WASHINGTON -- About 3% of all state and local government spending is used to fund public pension benefits, a small increase from previous reports, the National Association of State Retirement Administrators said.
A NASRA study found that total spending on public pension systems increased to 3.1% in 2010, the latest year which data was available, from 2.9% the previous year.
“On average, retirement programs remain a small part of state and local government spending, although required costs, benefit levels, funding levels, and funding adequacy vary widely,” the report concluded. “Over $210 billion is distributed annually from these trusts to retirees and their beneficiaries, which serves as a source of economic stimulus to virtually every city and town in the nation.”
Since the economic downturn, states and cities have taken steps to improve the financial conditions of their retirement plans to reduce costs. Most of those changes have included adjusting employer and employee contribution levels, restructuring benefits or both. “Adjustments to pension plan costs have been proportionate to the plan’s funding condition and and the degree of change needed,” the report said.

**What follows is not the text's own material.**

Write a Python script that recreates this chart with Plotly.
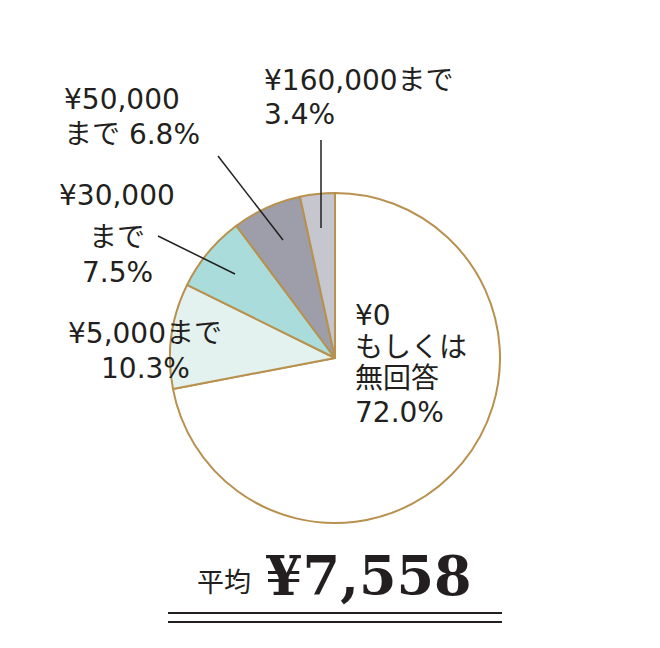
import plotly.graph_objects as go

W, H = 660, 648
OFF = 8  # page body margin in the browser

# slices, clockwise from 12 o'clock
labels = ["¥0 もしくは無回答", "¥5,000まで", "¥30,000まで", "¥50,000まで", "¥160,000まで"]
values = [72.0, 10.3, 7.5, 6.8, 3.4]
colors = ["#ffffff", "#e3f2ef", "#a9dcda", "#9d9eaa", "#c5c6ce"]

# label lines per slice
label_lines = [
    ["¥0", "もしくは", "無回答", "72.0%"],
    ["¥5,000まで", "10.3%"],
    ["¥30,000", "まで", "7.5%"],
    ["¥50,000", "まで 6.8%"],
    ["¥160,000まで", "3.4%"],
]
average_label = "平均"
average_value = "¥7,558"

TEXT = "#231f20"
BORDER = "#b8914e"
FONT = "DejaVu Sans, Noto Sans CJK JP, sans-serif"


def px(x):
    return (x - OFF) / W


def py(y):
    return 1 - (y - OFF) / H


fig = go.Figure()
fig.add_trace(go.Pie(
    labels=labels, values=values, sort=False, direction="clockwise",
    marker=dict(colors=colors, line=dict(color=BORDER, width=2)),
    textinfo="none", hoverinfo="label+percent", showlegend=False,
    domain=dict(x=[px(170), px(500)], y=[py(523), py(193)]),
))

# placement per slice: x, anchor, y of each line
label_pos = [
    (353, "left", [315, 347, 378, 412]),
    (145, "center", [333, 368]),
    (117, "center", [195, 237, 272]),
    (62, "left", [100, 135]),
    (262, "left", [80, 115]),
]
annotations = []
for lines, (x, xa, ys) in zip(label_lines, label_pos):
    for txt, y in zip(lines, ys):
        annotations.append(dict(
            x=px(x), y=py(y), xref="paper", yref="paper", text=txt, showarrow=False,
            xanchor=xa, yanchor="middle",
            font=dict(family=FONT, size=28, color=TEXT),
        ))

annotations.append(dict(
    x=px(195), y=py(580), xref="paper", yref="paper", text=average_label,
    showarrow=False, xanchor="left", yanchor="middle",
    font=dict(family="Noto Sans CJK JP", size=27, color=TEXT),
))
annotations.append(dict(
    x=px(263), y=py(576), xref="paper", yref="paper", text="<b>" + average_value + "</b>",
    showarrow=False, xanchor="left", yanchor="middle",
    font=dict(family="DejaVu Serif", size=54, color=TEXT),
))

# leader lines
leaders = [
    ((321, 140), (321, 228)),
    ((218, 156), (283, 240)),
    ((158, 236), (235, 274)),
]
shapes = []
for (x0, y0), (x1, y1) in leaders:
    shapes.append(dict(type="line", xref="paper", yref="paper",
                       x0=px(x0), y0=py(y0), x1=px(x1), y1=py(y1),
                       line=dict(color=TEXT, width=1.5)))
for yy in (613, 622):
    shapes.append(dict(type="line", xref="paper", yref="paper",
                       x0=px(168), y0=py(yy), x1=px(502), y1=py(yy),
                       line=dict(color=TEXT, width=2)))

fig.update_layout(
    width=W, height=H,
    margin=dict(l=0, r=0, t=0, b=0),
    paper_bgcolor="white", plot_bgcolor="white",
    annotations=annotations, shapes=shapes,
)
fig.write_html("out.html")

New York had the highest spending level on public pensions with 4.98%, followed by Illinois with 4.87% and West Virginia with 4.63%. New Jersey spent the least on public pension systems with 1.1%, followed by North Carolina and Vermont, which both spent 1.36%.

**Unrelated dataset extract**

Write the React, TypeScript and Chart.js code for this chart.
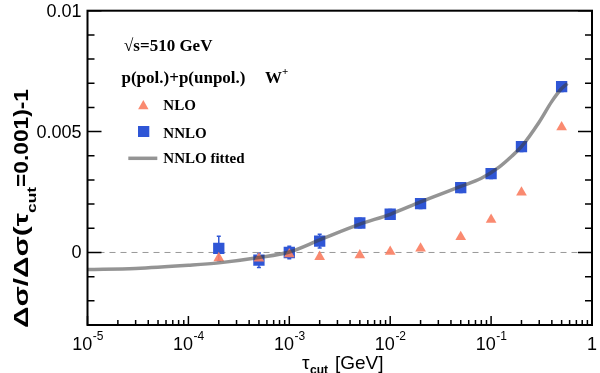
import React, { useEffect, useRef } from 'react';
import { Chart, registerables } from 'chart.js';

Chart.register(...registerables);

// ---- data ----
const tauCut = [2e-4, 5e-4, 1e-3, 2e-3, 5e-3, 1e-2, 2e-2, 5e-2, 1e-1, 2e-1, 5e-1];
const nloValues = [-0.00023, -0.00025, -0.00007, -0.00018, -0.00011, 0.00003, 0.00017, 0.00064, 0.00136, 0.00248, 0.00518];
const nnloValues = [0.00017, -0.00032, 0.0, 0.00047, 0.00122, 0.00158, 0.00202, 0.00268, 0.00326, 0.00438, 0.00686];
const nnloErrors = [0.0005, 0.0003, 0.00026, 0.00028, 0.0002, 0.0002, 0.0002, 0.0002, 0.0002, 0.0002, 0.0002];
const fitTau = [1e-5, 3e-5, 1e-4, 2e-4, 5e-4, 1e-3, 2e-3, 5e-3, 1e-2, 2e-2, 5e-2, 8e-2, 1.2e-1, 1.6e-1, 2e-1, 3e-1, 4e-1, 5e-1, 5.7e-1];
const fitValues = [-0.0007, -0.00066, -0.00053, -0.00043, -0.00021, 0.00002, 0.00052, 0.00117, 0.00158, 0.00209, 0.00273, 0.00307, 0.00353, 0.00398, 0.00438, 0.0054, 0.00625, 0.00678, 0.00699];
const xMajorTicks = [1e-5, 1e-4, 1e-3, 1e-2, 1e-1, 1];
const xTickExponents = ['-5', '-4', '-3', '-2', '-1', ''];
const yMajorTicks = [0, 0.005, 0.01];
const yTickLabels = ['0', '0.005', '0.01'];
const yMinorStep = 0.001;

const NNLO_COLOR = '#2f56d6';
const NLO_COLOR = 'rgba(250,128,100,0.92)';
const FIT_COLOR = 'rgba(60,60,60,0.55)';

const decor = {
  id: 'decor',
  beforeDatasetsDraw(chart: any) {
    const { ctx, scales } = chart;
    const x = scales.x, y = scales.y;
    ctx.save();
    ctx.strokeStyle = NNLO_COLOR;
    ctx.lineWidth = 1.5;
    tauCut.forEach((t, i) => {
      const px = x.getPixelForValue(t);
      const top = y.getPixelForValue(nnloValues[i] + nnloErrors[i]);
      const bot = y.getPixelForValue(nnloValues[i] - nnloErrors[i]);
      ctx.beginPath();
      ctx.moveTo(px, top); ctx.lineTo(px, bot);
      ctx.moveTo(px - 2, top); ctx.lineTo(px + 2, top);
      ctx.moveTo(px - 2, bot); ctx.lineTo(px + 2, bot);
      ctx.stroke();
    });
    ctx.restore();
  },
  afterDatasetsDraw(chart: any) {
    const { ctx, chartArea: a, scales } = chart;
    const x = scales.x, y = scales.y;
    ctx.save();
    // frame
    ctx.strokeStyle = '#000';
    ctx.lineWidth = 2;
    ctx.strokeRect(a.left, a.top, a.right - a.left, a.bottom - a.top);

    // y ticks (left and right, inward)
    ctx.lineWidth = 1.5;
    const yMin = y.min, yMax = y.max;
    for (let v = Math.ceil(yMin / yMinorStep) * yMinorStep; v <= yMax + 1e-12; v += yMinorStep) {
      const vv = Math.round(v / yMinorStep) * yMinorStep;
      const isMajor = yMajorTicks.some((m) => Math.abs(m - vv) < 1e-9);
      const len = isMajor ? 14 : 7;
      const py = y.getPixelForValue(vv);
      ctx.beginPath();
      ctx.moveTo(a.left, py); ctx.lineTo(a.left + len, py);
      ctx.moveTo(a.right, py); ctx.lineTo(a.right - len, py);
      ctx.stroke();
    }
    // x ticks (bottom, inward)
    for (let d = -5; d <= -1; d++) {
      for (let k = 1; k <= 9; k++) {
        const v = k * Math.pow(10, d);
        const px = x.getPixelForValue(v);
        const len = k === 1 ? 9 : 5;
        ctx.beginPath();
        ctx.moveTo(px, a.bottom); ctx.lineTo(px, a.bottom - len);
        ctx.stroke();
      }
    }

    // y tick labels
    ctx.fillStyle = '#000';
    ctx.font = '18px "Liberation Sans", Arial, sans-serif';
    ctx.textAlign = 'right';
    ctx.textBaseline = 'middle';
    yMajorTicks.forEach((v, i) => {
      ctx.fillText(yTickLabels[i], a.left - 6, y.getPixelForValue(v) + 1);
    });

    // x tick labels with superscripts
    ctx.textAlign = 'left';
    ctx.textBaseline = 'alphabetic';
    xMajorTicks.forEach((v, i) => {
      const px = x.getPixelForValue(v);
      const exp = xTickExponents[i];
      if (!exp) {
        ctx.font = '18px "Liberation Sans", Arial, sans-serif';
        const w = ctx.measureText('1').width;
        ctx.fillText('1', px - w / 2, 350);
        return;
      }
      ctx.font = '18px "Liberation Sans", Arial, sans-serif';
      const w1 = ctx.measureText('10').width;
      ctx.font = '12px "Liberation Sans", Arial, sans-serif';
      const w2 = ctx.measureText(exp).width;
      const start = px - (w1 + w2) / 2;
      ctx.font = '18px "Liberation Sans", Arial, sans-serif';
      ctx.fillText('10', start, 350);
      ctx.font = '12px "Liberation Sans", Arial, sans-serif';
      ctx.fillText(exp, start + w1 + 0.5, 339.5);
    });

    // x title
    ctx.font = '19px "Liberation Sans", Arial, sans-serif';
    ctx.fillText('τ', 302, 369);
    const wt = ctx.measureText('τ').width;
    ctx.font = 'bold 12px "Liberation Sans", Arial, sans-serif';
    ctx.fillText('cut', 302 + wt + 0.5, 374);
    ctx.font = '19px "Liberation Sans", Arial, sans-serif';
    ctx.fillText('[GeV]', 335, 369);

    // y title (rotated), segments fitted to reference lengths
    ctx.save();
    ctx.translate(28, 328);
    ctx.rotate(-Math.PI / 2);
    const segs = [
      { t: 'Δσ/Δσ(τ', f: 'bold 20px "Liberation Sans", Arial, sans-serif', dy: 0, w: 115 },
      { t: 'cut', f: 'bold 12px "Liberation Sans", Arial, sans-serif', dy: 8, w: 26 },
      { t: '=0.001)-1', f: 'bold 20px "Liberation Sans", Arial, sans-serif', dy: 0, w: 98 },
    ];
    let cx = 0;
    segs.forEach((s) => {
      ctx.font = s.f;
      const mw = ctx.measureText(s.t).width;
      ctx.save();
      ctx.translate(cx, s.dy);
      ctx.scale(s.w / mw, 1);
      ctx.fillText(s.t, 0, 0);
      ctx.restore();
      cx += s.w;
    });
    ctx.restore();

    // text block / legend
    ctx.font = 'bold 17px "Liberation Serif", "Times New Roman", serif';
    ctx.fillText('√s=510 GeV', 124, 50.5);
    ctx.fillText('p(pol.)+p(unpol.)', 121.5, 83);
    ctx.fillText('W', 265, 83);
    const wW = ctx.measureText('W').width;
    ctx.font = 'bold 11px "Liberation Serif", "Times New Roman", serif';
    ctx.fillText('+', 265 + wW, 75);

    // legend markers
    ctx.fillStyle = NLO_COLOR;
    ctx.beginPath();
    ctx.moveTo(143.3, 100);
    ctx.lineTo(148.5, 109.3);
    ctx.lineTo(138.1, 109.3);
    ctx.closePath();
    ctx.fill();
    ctx.fillStyle = NNLO_COLOR;
    ctx.fillRect(138, 126, 11.3, 11);
    ctx.strokeStyle = FIT_COLOR;
    ctx.lineWidth = 3.5;
    ctx.beginPath();
    ctx.moveTo(128.3, 158.3); ctx.lineTo(157.3, 158.3);
    ctx.stroke();

    ctx.fillStyle = '#000';
    ctx.font = 'bold 15px "Liberation Serif", "Times New Roman", serif';
    ctx.fillText('NLO', 163.3, 110);
    ctx.fillText('NNLO', 163.3, 138.3);
    ctx.fillText('NNLO fitted', 163.3, 162.7);

    ctx.restore();
  },
};

export default function App() {
  const ref = useRef<HTMLCanvasElement | null>(null);
  useEffect(() => {
    document.body.style.margin = '0';
    const canvas = ref.current;
    if (!canvas) return;
    const chart = new Chart(canvas, {
      type: 'scatter',
      data: {
        datasets: [
          {
            type: 'line',
            label: 'NNLO fitted',
            data: fitTau.map((t, i) => ({ x: t, y: fitValues[i] })),
            borderColor: FIT_COLOR,
            borderWidth: 3.5,
            pointRadius: 0,
            cubicInterpolationMode: 'monotone',
            fill: false,
            order: 0,
          } as any,
          {
            label: 'NLO',
            data: tauCut.map((t, i) => ({ x: t, y: nloValues[i] })),
            pointStyle: 'triangle',
            pointRadius: 6.2,
            backgroundColor: NLO_COLOR,
            borderWidth: 0,
            order: 1,
          } as any,
          {
            label: 'NNLO',
            data: tauCut.map((t, i) => ({ x: t, y: nnloValues[i] })),
            pointStyle: 'rect',
            pointRadius: 8,
            backgroundColor: NNLO_COLOR,
            borderWidth: 0,
            order: 2,
          } as any,
          {
            type: 'line',
            label: 'zero',
            data: [{ x: 1e-5, y: 0 }, { x: 1, y: 0 }],
            borderColor: '#999',
            borderWidth: 1,
            borderDash: [6, 5],
            pointRadius: 0,
            fill: false,
            order: 3,
          } as any,
        ],
      },
      options: {
        animation: false,
        responsive: false,
        devicePixelRatio: 1,
        events: [],
        layout: { padding: { left: 87.5, right: 5.5, top: 10.7, bottom: 48 } },
        plugins: { legend: { display: false }, tooltip: { enabled: false } },
        scales: {
          x: { type: 'logarithmic', min: 1e-5, max: 1, display: false },
          y: { type: 'linear', min: -0.003, max: 0.01, display: false },
        },
      },
      plugins: [decor],
    });
    return () => chart.destroy();
  }, []);
  return (
    <div style={{ position: 'absolute', left: 0, top: 0, width: 600, height: 373, background: '#fff' }}>
      <canvas ref={ref} width={600} height={373} style={{ width: 600, height: 373, display: 'block' }} />
    </div>
  );
}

Most of the variation in pension spending levels can be attributed to three primary factors: different levels of effort by states and cities to make pension contributions; differences in benefit levels; and variations in the size of unfunded pension liabilities, the report said. Pension costs in cities are about 50% higher than in states due in part to the types of services delivered at the local level and the larger share of municipal budgets that is committed to salaries.
Public pensions are financed through a combination of contributions from public employers, public employees, and the investment returns on those contributions. Since 1982, investment returns have accounted for approximately 60% of all public pension revenue, employer contributions for 28% and employee contributions 12%. However, in recent years many states have increased required employee contributions. In 2009, employee contributions accounted for 31% of all public pension plan contributions with employers putting in the remaining 69%.